Reimagining the Wealth Advisor Experience

Role & Team

Team: Lead Experience Designer/Strategist, Junior Designer/Strategist
Role: Experience Designer/Strategist
Project Duration: 12 weeks
Tools & Methodologies: Contextual inquiry, co-creation, research insights & experience principles, experience map, directional wireframes

Challenge

Wealth Advisors had to navigate clunky systems and dated processes to serve their clients. As a result, advisors were inefficiently performing tasks, not capturing important info in central places, not able to best utilize specialty advisors and other coworkers in larger processes, and overall leading to a fractured view of a client’s finances that impacts customer perception.

Our goal was to streamline systems to provide advisors with seamless access to client information, reducing redundancies, and enabling effective team collaboration. As our stakeholders implemented a third-party software, they wanted to know how they could empower advisors to enable a more ideal client experience given the new tool—while laying groundwork for a future state experience.

Research Approach

We employed a mixed-methods research approach, including:

Stakeholder Workshops

We hosted a session with technology stakeholders across 11 products to assess current capabilities, pain points, and system interdependencies. These workshops included hands-on activities that helped establish data flow directions and identify opportunities for system consolidation.

Contextual Inquiry

Our team shadowed 14 wealth advisors across three geographic markets to observe their daily workflows, motivations, and system usage. This approach enabled us to uncover inefficiencies, identify workarounds, and better understand the nuanced needs of different advisor roles.

Synthesis & Modeling

We synthesized our research into three models to illustrate advisor relationships and workflows—

  • Sequence Model: Visualized inconsistencies in how advisors performed similar tasks, such as preparing for client meetings. Across all 14 interviewees, we found that no two advisors performed the same sequence of tasks to accomplish the same larger task. For instance, the seemingly simple action of preparing ahead of a client meeting saw alarming discrepancies of systems accessed, tools used, and process lengths—and a lot of advisor frustration.
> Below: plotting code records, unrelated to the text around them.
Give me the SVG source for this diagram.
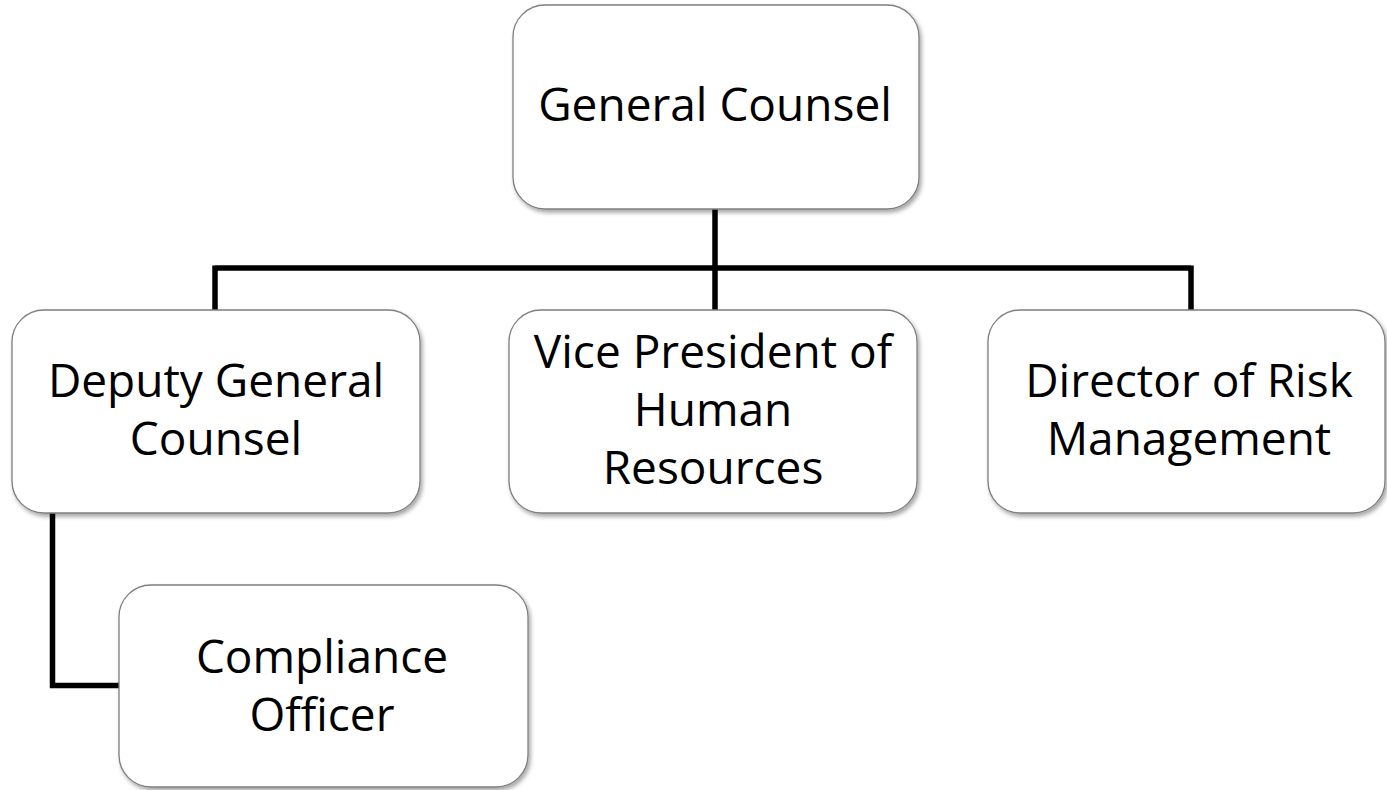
<svg xmlns="http://www.w3.org/2000/svg" width="1387" height="790" viewBox="0 0 1387 790">
<style>
.box{fill:#fff;stroke:#7f7f7f;stroke-width:1.3;filter:url(#sh)}
.t{font-family:"Open Sans","Liberation Sans",sans-serif;font-size:46px;fill:#000;text-anchor:middle}
.c{fill:none;stroke:#000;stroke-width:5.5;stroke-linejoin:miter}
</style>
<defs>
<filter id="sh" x="-10%" y="-10%" width="120%" height="120%">
<feDropShadow dx="2" dy="3" stdDeviation="2" flood-color="#000" flood-opacity="0.35"/>
</filter>
</defs>
<g id="connectors">
<path class="c" d="M715 209 V268 M215 268 H1191 M215 265.5 V311 M715 265.5 V311 M1191 265.5 V311"/>
<path class="c" d="M52.5 513 V685.5 H120"/>
</g>
<g id="general-counsel">
<rect class="box" x="513" y="5" width="406" height="204" rx="32"/>
<text class="t" x="715" y="121">General Counsel</text>
</g>
<g id="deputy-general-counsel">
<rect class="box" x="12" y="310" width="408" height="203" rx="32"/>
<text class="t" x="216" y="397">Deputy General</text>
<text class="t" x="216" y="455">Counsel</text>
</g>
<g id="vp-human-resources">
<rect class="box" x="509" y="310" width="408" height="203" rx="32"/>
<text class="t" x="713" y="368">Vice President of</text>
<text class="t" x="713" y="426">Human</text>
<text class="t" x="713" y="484">Resources</text>
</g>
<g id="director-risk-management">
<rect class="box" x="988" y="310" width="397" height="203" rx="32"/>
<text class="t" x="1189" y="397">Director of Risk</text>
<text class="t" x="1189" y="455">Management</text>
</g>
<g id="compliance-officer">
<rect class="box" x="119" y="585" width="409" height="202" rx="32"/>
<text class="t" x="322" y="673">Compliance</text>
<text class="t" x="322" y="731">Officer</text>
</g>
</svg>
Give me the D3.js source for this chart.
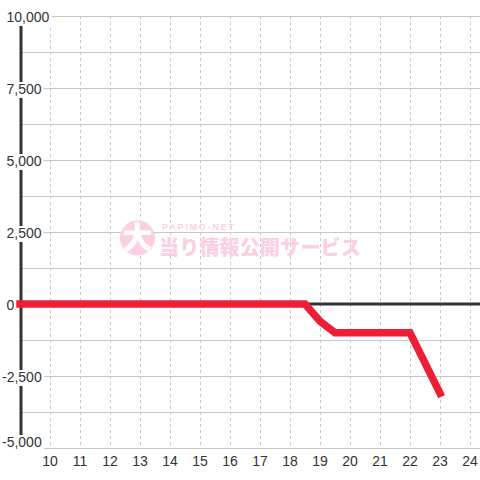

  • Identity Model: Identified core advisor archetypes based on their motivations and client engagement styles. Though wealth advisors serve one of five roles on a larger advisor team, we found common ground when it came to what drove advisors in their client work, though they differed in what they were hoping to accomplish and how they wanted to be perceived as a wealth advisor.

  • Collaboration Model: Mapped how advisors interacted within their teams, distinguishing between "on-stage" (client-facing) and "behind-the-scenes" (internal) collaboration and dynamics.

Co-Creation

With a firmer grasp of the advisor’s ecosystem of systems, we co-designed storyboards alongside advisors to test initial concepts. Working alongside advisors helped us to craft the vision of the ideal wealth management experience for their needs as both a cohesive team and as an individual, specialized advisor. 

Key Insights & Deliverables

Our research culminated in:

  • Models & Experience Map: The models representing various advisor archetypes, group dynamics, and workflows helped aggregate key insights for the product team in an actionable way without needing to read the entire research notes. The experience map provided a holistic view of the advisor journey, emphasizing critical pain points and moments of opportunity.

  • Experience Principles & Insights: These artifacts served as a north star for the project team, ensuring that all decisions—from product strategy to development—remained human-centered. While the primary intent was to inform the digital product design, we found that many of the research findings could be applied to the design of the advisor-client interactions overall, as well as inform team structure and advisor development.

  • Directional Wireframes: We developed medium-fidelity wireframes that illustrated how a unified advisor experience could look, with detailed annotations explaining design decisions. These wireframes provided guidance for the development team on ways to integrate, connect, and prioritize features aligned with our research insights as they brought the platform further into the design and build stages.

Reflection

This project reinforced the importance of human-centered research in shaping digital experiences—even those that were envisioned as third-party builds. Our research created a foundation of wealth advisor research insights that could be drawn upon as the company continued to evolve the advisor ecosystem—both digital and non-digital experiences and interactions. We were able to give voice to research insights in a way that could be readily used by the implementation team, without having to spend hours understanding a complex trove of notes.